Short exercise: State how many lines hold the string "that". Give the number and nothing else.

Given data:
=====
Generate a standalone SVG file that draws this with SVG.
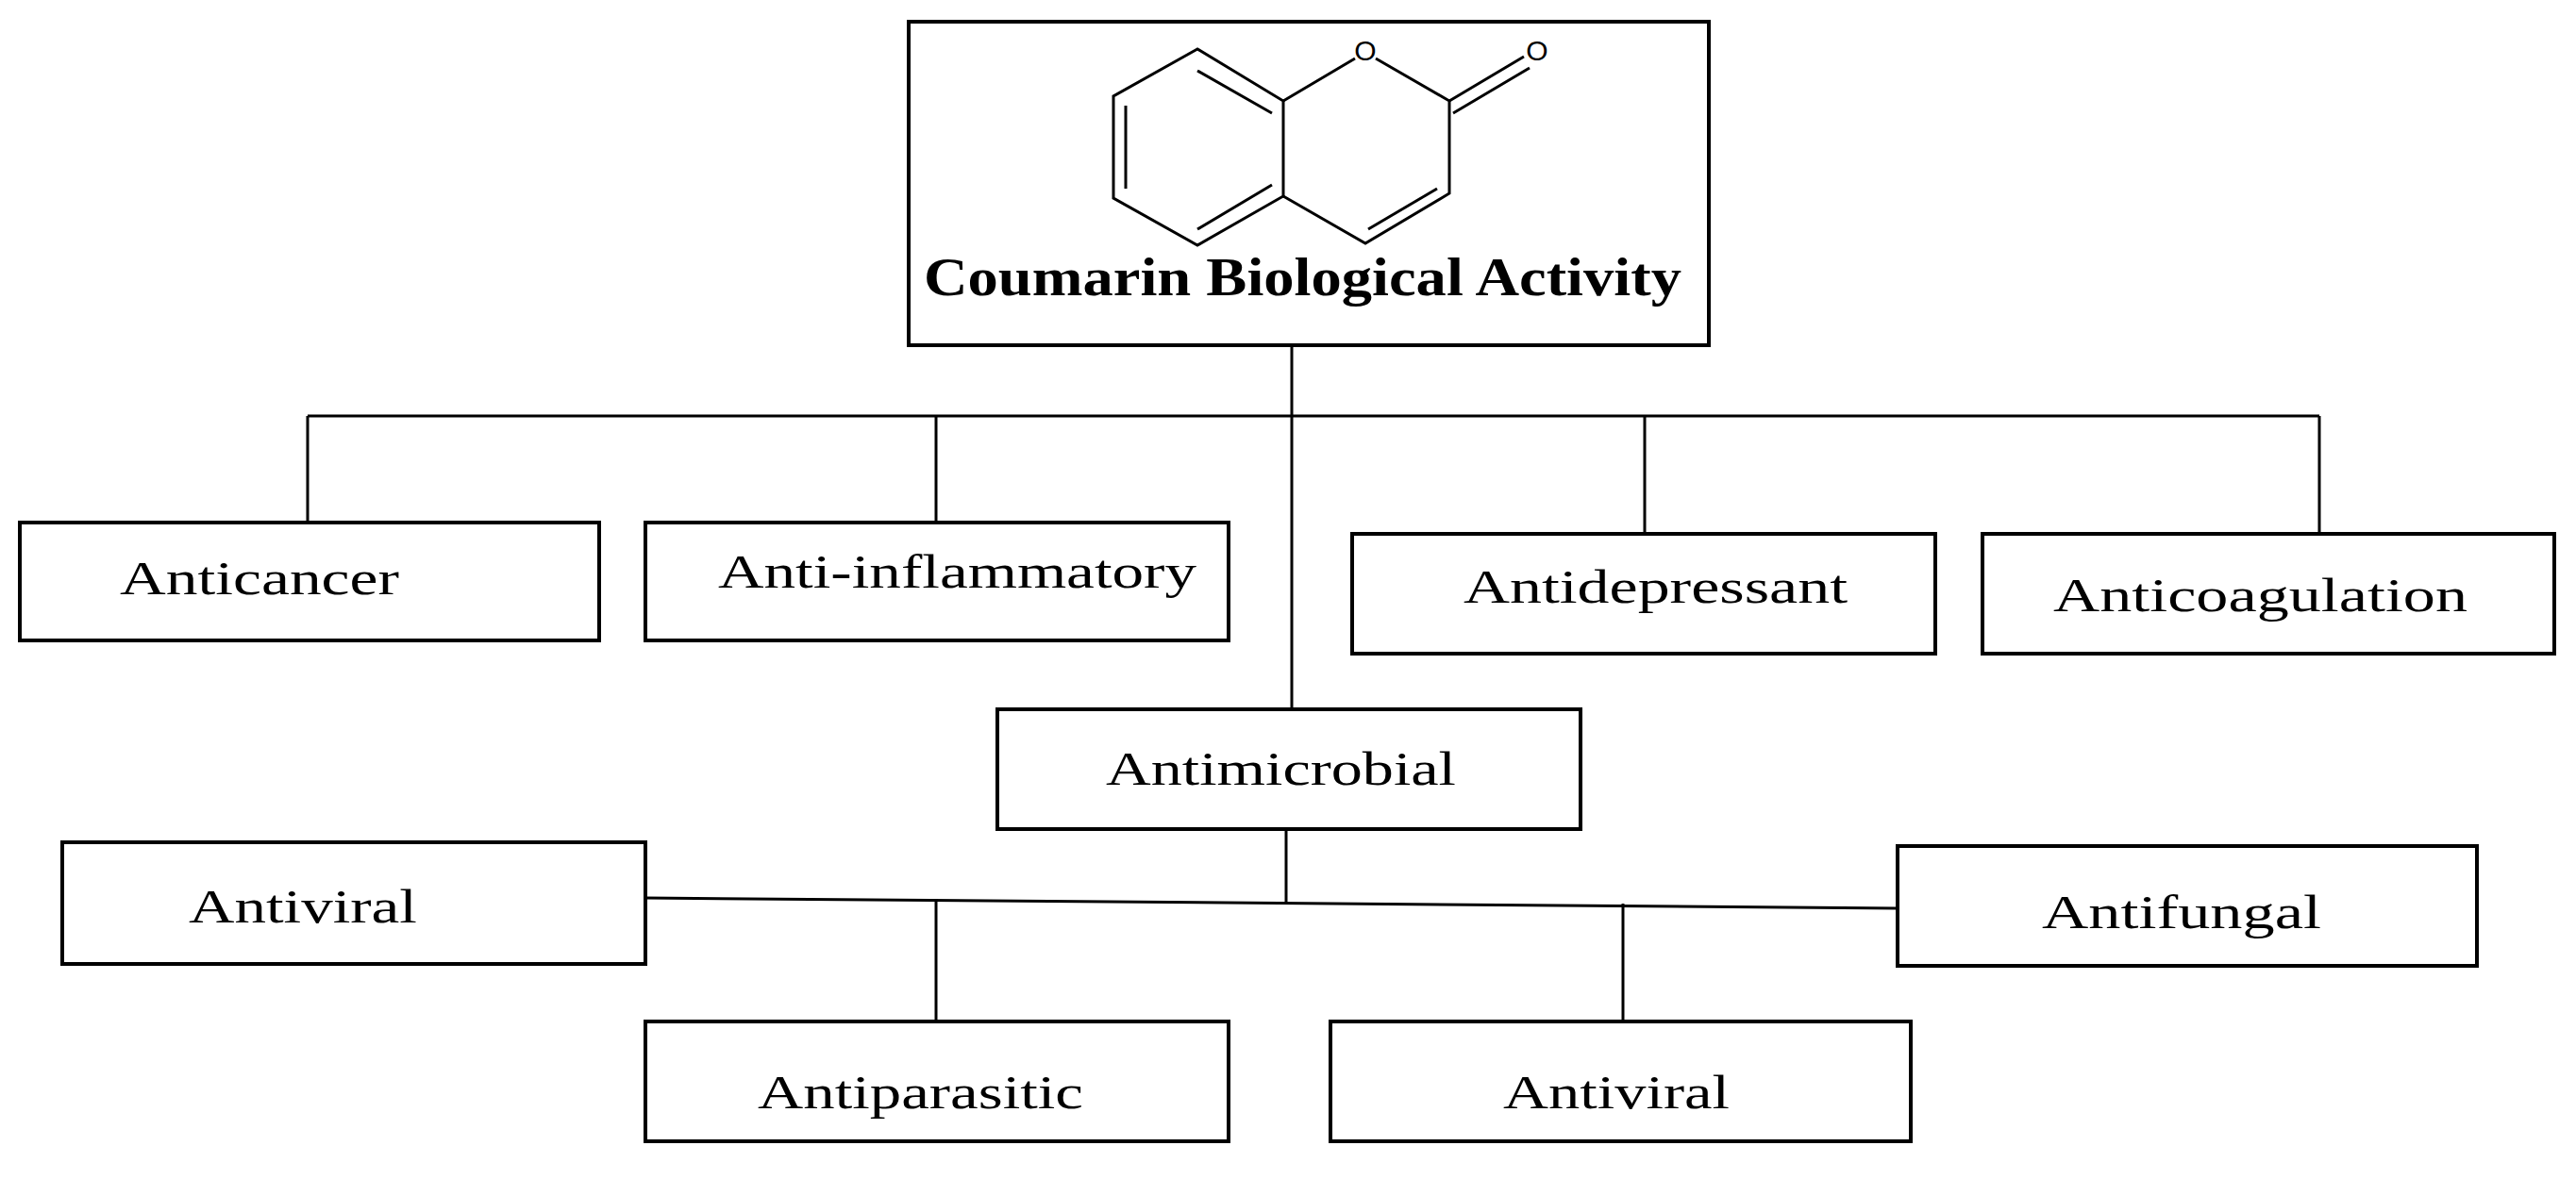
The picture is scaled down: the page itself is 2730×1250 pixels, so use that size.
<svg xmlns="http://www.w3.org/2000/svg" width="2730" height="1250" viewBox="0 0 2730 1250">
<style>
.box{fill:#fff;stroke:#000;stroke-width:4}
.t{font-family:"Liberation Serif",serif;font-size:50px;fill:#000}
.title{font-family:"Liberation Serif",serif;font-size:58px;font-weight:bold;fill:#000}
.c{stroke:#000;stroke-width:3;fill:none}
.m{stroke:#000;stroke-width:3;fill:none;stroke-linejoin:miter}
.o{font-family:"Liberation Sans",sans-serif;font-size:30px;fill:#000}
</style>
<rect width="2730" height="1250" fill="#fff"/>
<g id="connectors">
<path class="c" d="M1369 366V752"/>
<path class="c" d="M326 441H2458"/>
<path class="c" d="M326 441V554M992 441V554M1743 441V566M2458 441V566"/>
<path class="c" d="M1363 879V958"/>
<path class="c" d="M684 952L2011 963"/>
<path class="c" d="M992 953V1083M1720 958V1083"/>
</g>
<g id="root">
<rect class="box" x="963" y="23" width="848" height="343"/>
<g id="coumarin">
<path class="m" d="M1269 52L1180 102L1180 210L1269 260L1360 208L1360 107Z"/>
<path class="m" d="M1193 112V200M1269 75L1348 120M1348 196L1269 243"/>
<path class="m" d="M1360 107L1436 62M1458 62L1536 107L1536 205L1447 258L1360 208"/>
<path class="m" d="M1523 200L1450 243"/>
<path class="m" d="M1536 107L1615 60M1540 120L1621 72"/>
<text class="o" x="1447" y="64" text-anchor="middle">O</text>
<text class="o" x="1629" y="64" text-anchor="middle">O</text>
</g>
<text class="title" x="979" y="313" textLength="803" lengthAdjust="spacingAndGlyphs">Coumarin Biological Activity</text>
</g>
<g id="anticancer"><rect class="box" x="21" y="554" width="614" height="125"/><text class="t" x="127" y="630" textLength="296" lengthAdjust="spacingAndGlyphs">Anticancer</text></g>
<g id="antiinflammatory"><rect class="box" x="684" y="554" width="618" height="125"/><text class="t" x="761" y="623" textLength="507" lengthAdjust="spacingAndGlyphs">Anti-inflammatory</text></g>
<g id="antidepressant"><rect class="box" x="1433" y="566" width="618" height="127"/><text class="t" x="1551" y="639" textLength="407" lengthAdjust="spacingAndGlyphs">Antidepressant</text></g>
<g id="anticoagulation"><rect class="box" x="2101" y="566" width="606" height="127"/><text class="t" x="2176" y="648" textLength="439" lengthAdjust="spacingAndGlyphs">Anticoagulation</text></g>
<g id="antimicrobial"><rect class="box" x="1057" y="752" width="618" height="127"/><text class="t" x="1172" y="832" textLength="371" lengthAdjust="spacingAndGlyphs">Antimicrobial</text></g>
<g id="antiviral1"><rect class="box" x="66" y="893" width="618" height="129"/><text class="t" x="200" y="978" textLength="242" lengthAdjust="spacingAndGlyphs">Antiviral</text></g>
<g id="antifungal"><rect class="box" x="2011" y="897" width="614" height="127"/><text class="t" x="2164" y="984" textLength="296" lengthAdjust="spacingAndGlyphs">Antifungal</text></g>
<g id="antiparasitic"><rect class="box" x="684" y="1083" width="618" height="127"/><text class="t" x="803" y="1175" textLength="345" lengthAdjust="spacingAndGlyphs">Antiparasitic</text></g>
<g id="antiviral2"><rect class="box" x="1410" y="1083" width="615" height="127"/><text class="t" x="1593" y="1175" textLength="240" lengthAdjust="spacingAndGlyphs">Antiviral</text></g>
</svg>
=====
Output for this task: 2